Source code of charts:
--- begin ---
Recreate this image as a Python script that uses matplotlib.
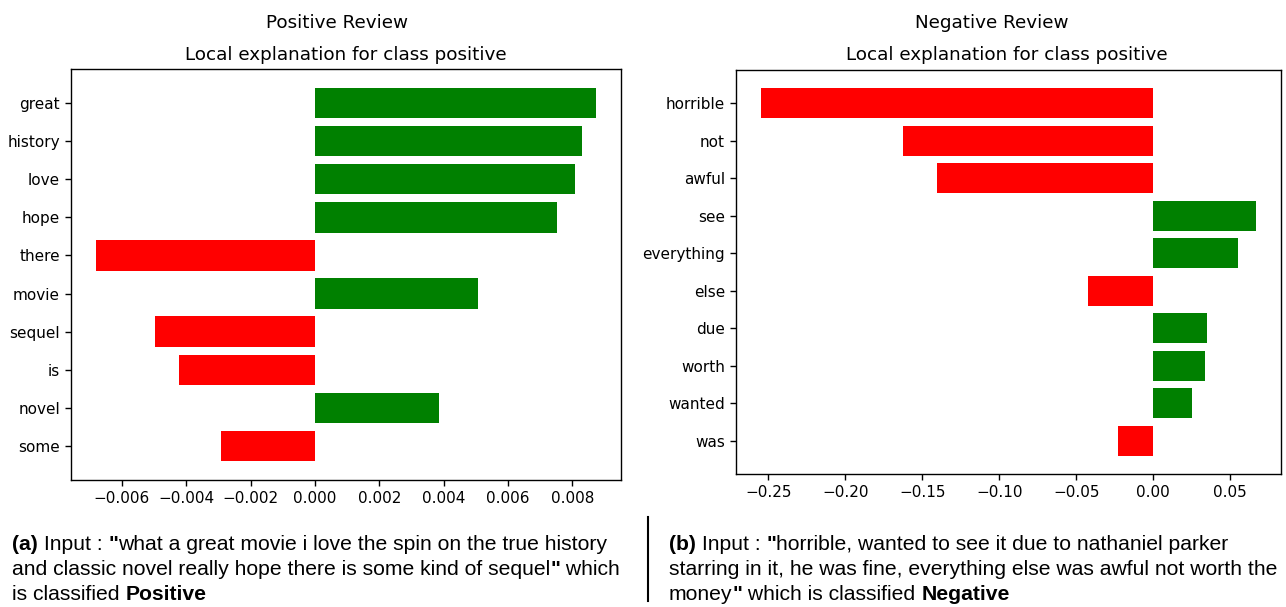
import matplotlib
matplotlib.use("Agg")
import matplotlib.pyplot as plt
from matplotlib.lines import Line2D

# ---- data ----
pos_words = ["great", "history", "love", "hope", "there", "movie", "sequel", "is", "novel", "some"]
pos_vals = [0.00873, 0.00829, 0.00809, 0.00753, -0.00680, 0.00505, -0.00497, -0.00421, 0.00385, -0.00293]

neg_words = ["horrible", "not", "awful", "see", "everything", "else", "due", "worth", "wanted", "was"]
neg_vals = [-0.2548, -0.1627, -0.1401, 0.0669, 0.0549, -0.0421, 0.0351, 0.0335, 0.0249, -0.0229]

panel_titles = ["Positive Review", "Negative Review"]
axes_title = "Local explanation for class positive"

cap_a = [
    [("(a)", True), (" Input : ", False), ('"', True), ("what a great movie i love the spin on the true history", False)],
    [("and classic novel really hope there is some kind of sequel", False), ('"', True), (" which", False)],
    [("is classified ", False), ("Positive", True)],
]
cap_b = [
    [("(b)", True), (" Input : ", False), ('"', True), ("horrible, wanted to see it due to nathaniel parker", False)],
    [("starring in it, he was fine, everything else was awful not worth the", False)],
    [("money", False), ('"', True), (" which is classified ", False), ("Negative", True)],
]

W, H = 1286, 607
fig = plt.figure(figsize=(W / 100, H / 100), dpi=100)
fig.patch.set_facecolor("white")


def px_rect(x0, y0, x1, y1):
    return [x0 / W, 1 - y1 / H, (x1 - x0) / W, (y1 - y0) / H]


ax1 = fig.add_axes(px_rect(71, 69, 621, 480))
ax2 = fig.add_axes(px_rect(736, 70, 1281, 474))


def draw(ax, words, vals):
    n = len(words)
    ypos = list(range(n))[::-1]
    colors = ["green" if v > 0 else "red" for v in vals]
    ax.barh(ypos, vals, height=0.8, color=colors, edgecolor="none")
    ax.set_yticks(ypos)
    ax.set_yticklabels(words)
    ax.tick_params(labelsize=11, length=4.5, width=1)
    for s in ax.spines.values():
        s.set_linewidth(1.0)


draw(ax1, pos_words, pos_vals)
draw(ax2, neg_words, neg_vals)
ax1.set_xticks([-0.006, -0.004, -0.002, 0.0, 0.002, 0.004, 0.006, 0.008])
ax2.set_xticks([-0.25, -0.20, -0.15, -0.10, -0.05, 0.0, 0.05])

fig.text(337 / W, 1 - 23 / H, panel_titles[0], fontsize=13.2, ha="center", va="center")
fig.text(992 / W, 1 - 23 / H, panel_titles[1], fontsize=13.2, ha="center", va="center")
fig.text(346 / W, 1 - 55 / H, axes_title, fontsize=13.2, ha="center", va="center")
fig.text(1007 / W, 1 - 55 / H, axes_title, fontsize=13.2, ha="center", va="center")

# ---- captions ----
FS = 15.2
FAM = ["Liberation Sans", "DejaVu Sans"]
fig.canvas.draw()
renderer = fig.canvas.get_renderer()


def seg_width(s, bold):
    w = "bold" if bold else "normal"
    t1 = fig.text(0, 0, "|" + s + "|", fontsize=FS, family=FAM, fontweight=w)
    t2 = fig.text(0, 0, "||", fontsize=FS, family=FAM, fontweight=w)
    w1 = t1.get_window_extent(renderer).width
    w2 = t2.get_window_extent(renderer).width
    t1.remove()
    t2.remove()
    return w1 - w2


def caption(lines, x0, baselines):
    for segs, yb in zip(lines, baselines):
        x = x0
        for s, bold in segs:
            fig.text(x / W, 1 - yb / H, s, fontsize=FS, family=FAM,
                     fontweight="bold" if bold else "normal",
                     ha="left", va="baseline", color="black")
            x += seg_width(s, bold)


baselines = [550, 575, 600]
caption(cap_a, 12, baselines)
caption(cap_b, 669, baselines)

fig.add_artist(Line2D([648 / W, 648 / W], [1 - 517 / H, 1 - 601 / H],
                      transform=fig.transFigure, color="black", lw=1.5))

fig.savefig("out.png", dpi=100, facecolor="white")
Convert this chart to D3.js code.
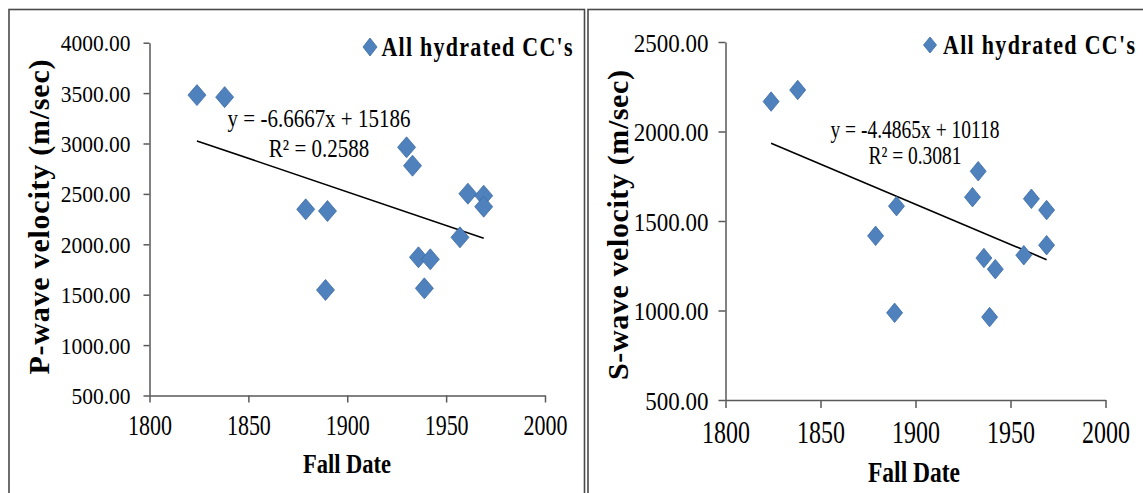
<!DOCTYPE html>
<html>
<head>
<meta charset="utf-8">
<script src="https://cdn.jsdelivr.net/npm/d3@7"></script>
<style>
  body { margin: 0; background: #fff; }
  svg { display: block; }
</style>
</head>
<body>
<svg id="chart" width="1143" height="493"></svg>
<script>
// Meteorite samples: fall date and measured wave velocities (m/sec)
const fallDates     = [1824, 1838, 1879, 1889, 1890, 1930, 1933, 1936, 1939, 1942, 1957, 1961, 1969, 1969];
const pWaveVelocity = [3480, 3460, 2347, 1547, 2330, 2962, 2780, 1871, 1563, 1851, 2069, 2502, 2482, 2373];
const sWaveVelocity = [2167, 2232, 1417,  987, 1583, 1633, 1778, 1293,  963, 1231, 1309, 1624, 1561, 1365];

const dateTicks = [1800, 1850, 1900, 1950, 2000];
const pTicks = [500, 1000, 1500, 2000, 2500, 3000, 3500, 4000];
const sTicks = [500, 1000, 1500, 2000, 2500];

// Linear trend lines: [slope, intercept] and R²
const pTrend = [-6.6667, 15186];
const pR2 = 0.2588;
const sTrend = [-4.4865, 10118];
const sR2 = 0.3081;

const seriesName = "All hydrated CC's";
const xTitle = "Fall Date";
const pTitle = "P-wave velocity (m/sec)";
const sTitle = "S-wave velocity (m/sec)";

const FONT = "'Liberation Serif','Times New Roman',serif";
const AXIS_COLOR = "#595959";
const POINT_FILL = "#4f81bd";
const POINT_EDGE = "#3d6ca6";

const svg = d3.select("#chart");

// Panel frames
svg.append("rect").attr("x", 9).attr("y", 9.5).attr("width", 575.5).attr("height", 520)
  .attr("fill", "none").attr("stroke", "#4a4a4a").attr("stroke-width", 1.6);
svg.append("rect").attr("x", 588).attr("y", 9.5).attr("width", 600).attr("height", 520)
  .attr("fill", "none").attr("stroke", "#4a4a4a").attr("stroke-width", 1.6);

function label(g, str, x, y, o) {
  let tf = `translate(${x},${y}) scale(1,${o.sy || 1})`;
  if (o.rotate) tf += ` rotate(${o.rotate})`;
  const t = g.append("text")
    .attr("transform", tf)
    .attr("text-anchor", o.anchor || "middle")
    .style("font-family", FONT)
    .style("font-size", o.size + "px")
    .style("font-weight", o.bold ? "bold" : "normal")
    .attr("fill", "#000")
    .text(str);
  if (o.length) t.attr("textLength", o.length).attr("lengthAdjust", "spacing");
  return t;
}

function diamond(w, h) {
  return `M0,${-h / 2}L${w / 2},0L0,${h / 2}L${-w / 2},0Z`;
}

function drawPanel(c) {
  const g = svg.append("g");
  const x = d3.scaleLinear().domain([dateTicks[0], dateTicks[dateTicks.length - 1]]).range(c.xRange);
  const y = d3.scaleLinear().domain([c.yTicks[0], c.yTicks[c.yTicks.length - 1]]).range(c.yRange);

  // Axes
  const yAxis = g.append("g").attr("transform", `translate(${c.xRange[0]},0)`)
    .call(d3.axisLeft(y).tickValues(c.yTicks).tickSize(c.yTick).tickSizeOuter(0).tickFormat(d3.format(".2f")));
  const xAxis = g.append("g").attr("transform", `translate(0,${c.yRange[0]})`)
    .call(d3.axisBottom(x).tickValues(dateTicks).tickSize(c.xTick).tickSizeOuter(0).tickFormat(d3.format("d")));
  [yAxis, xAxis].forEach(a => {
    a.selectAll("path, line").attr("stroke", AXIS_COLOR).attr("stroke-width", 1.5);
  });
  yAxis.selectAll("text")
    .attr("x", null).attr("dy", null)
    .attr("transform", `translate(${-(c.yTick + c.yPad)},${c.yLabelDy}) scale(1,${c.yLabelSy})`)
    .attr("text-anchor", "end")
    .style("font-family", FONT).style("font-size", c.yLabelSize + "px").attr("fill", "#000");
  xAxis.selectAll("text")
    .attr("y", null).attr("dy", null)
    .attr("transform", `translate(0,${c.xLabelDy}) scale(1,${c.xLabelSy})`)
    .attr("text-anchor", "middle")
    .style("font-family", FONT).style("font-size", c.xLabelSize + "px").attr("fill", "#000");

  // Trend line across the span of fall dates
  const [slope, intercept] = c.trend;
  const xs = d3.extent(fallDates);
  g.append("path")
    .attr("d", d3.line()(xs.map(d => [x(d), y(slope * d + intercept)])))
    .attr("stroke", "#000").attr("stroke-width", 1.6).attr("fill", "none");

  // Data points
  g.selectAll("path.pt").data(fallDates.map((d, i) => [d, c.values[i]])).join("path")
    .attr("class", "pt")
    .attr("transform", d => `translate(${x(d[0])},${y(d[1])})`)
    .attr("d", diamond(c.ptW, c.ptH))
    .attr("fill", POINT_FILL).attr("stroke", POINT_EDGE).attr("stroke-width", 0.8);

  // Legend
  g.append("path").attr("transform", `translate(${c.legend.mx},${c.legend.my})`)
    .attr("d", diamond(c.legend.w, c.legend.h))
    .attr("fill", POINT_FILL).attr("stroke", POINT_EDGE).attr("stroke-width", 0.8);
  label(g, seriesName, c.legend.tx, c.legend.ty, { size: 22, bold: true, anchor: "start", sy: 1.2, length: c.legend.len });

  // Trend equation
  label(g, `y = ${slope}x + ${intercept}`, c.eq.cx, c.eq.y1, { size: c.eq.size, sy: c.eq.sy });
  label(g, `R² = ${c.r2}`, c.eq.cx, c.eq.y2, { size: c.eq.size, sy: c.eq.sy });

  // Axis titles
  label(g, xTitle, c.xt.cx, c.xt.y, { size: c.xt.size, bold: true, sy: 1.25 });
  label(g, c.yTitle, c.yt.x, c.yt.cy, { size: 30, bold: true, rotate: -90, length: c.yt.len });
}

drawPanel({
  values: pWaveVelocity, yTicks: pTicks, trend: pTrend, r2: pR2, yTitle: pTitle,
  xRange: [149.5, 545], yRange: [395.5, 42.7],
  yTick: 6, yPad: 13, yLabelDy: 8, yLabelSy: 1.12, yLabelSize: 21.5,
  xTick: 7, xLabelDy: 39, xLabelSy: 1.3, xLabelSize: 22,
  ptW: 18, ptH: 21,
  legend: { mx: 370, my: 47, w: 14, h: 18, tx: 381.5, ty: 56, len: 191 },
  eq: { cx: 319, y1: 126.5, y2: 156.5, size: 21, sy: 1.18 },
  xt: { cx: 347, y: 473, size: 22.5 },
  yt: { x: 49, cy: 217, len: 315 }
});

drawPanel({
  values: sWaveVelocity, yTicks: sTicks, trend: sTrend, r2: sR2, yTitle: sTitle,
  xRange: [725.5, 1105.5], yRange: [400, 42],
  yTick: 7, yPad: 10, yLabelDy: 9, yLabelSy: 1.08, yLabelSize: 23,
  xTick: 8, xLabelDy: 43, xLabelSy: 1.3, xLabelSize: 24,
  ptW: 16, ptH: 19.5,
  legend: { mx: 930, my: 45, w: 13, h: 16, tx: 943, ty: 54.3, len: 192 },
  eq: { cx: 915, y1: 138.3, y2: 164, size: 19.5, sy: 1.25 },
  xt: { cx: 914, y: 482, size: 23.5 },
  yt: { x: 628, cy: 225, len: 310 }
});
</script>
</body>
</html>
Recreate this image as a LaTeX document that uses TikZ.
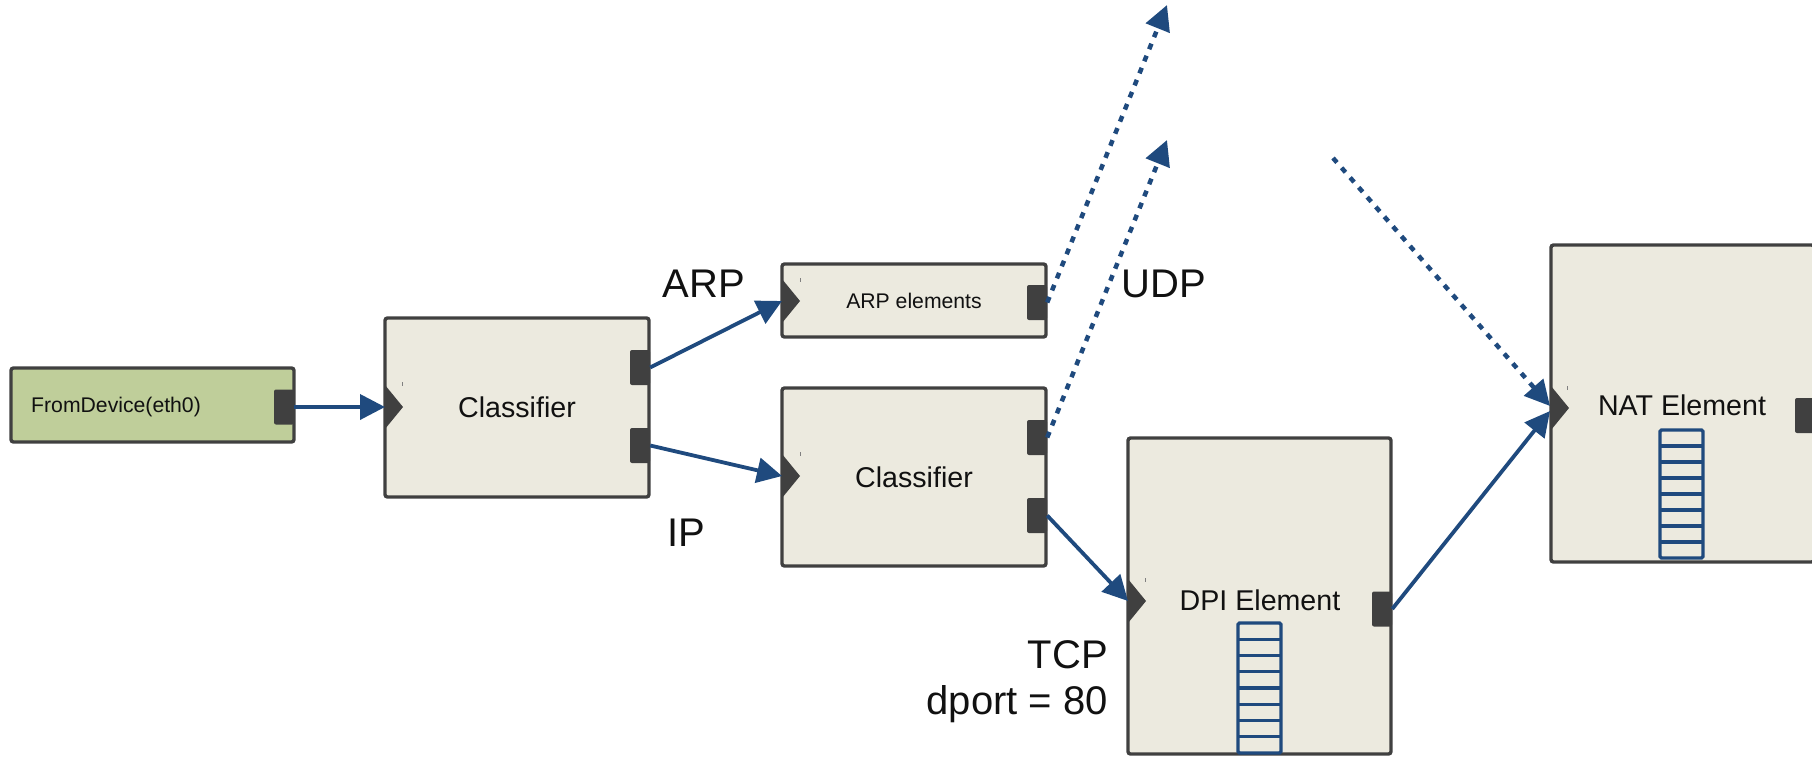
--- end ---
§ The request
Give again, exactly, the lines from the start of the data through the one holding "-0.00421, 0.00385, -0.00293]"; omit the pictures.

§ Result of the task
Recreate this image as a Python script that uses matplotlib.
import matplotlib
matplotlib.use("Agg")
import matplotlib.pyplot as plt
from matplotlib.lines import Line2D

# ---- data ----
pos_words = ["great", "history", "love", "hope", "there", "movie", "sequel", "is", "novel", "some"]
pos_vals = [0.00873, 0.00829, 0.00809, 0.00753, -0.00680, 0.00505, -0.00497, -0.00421, 0.00385, -0.00293]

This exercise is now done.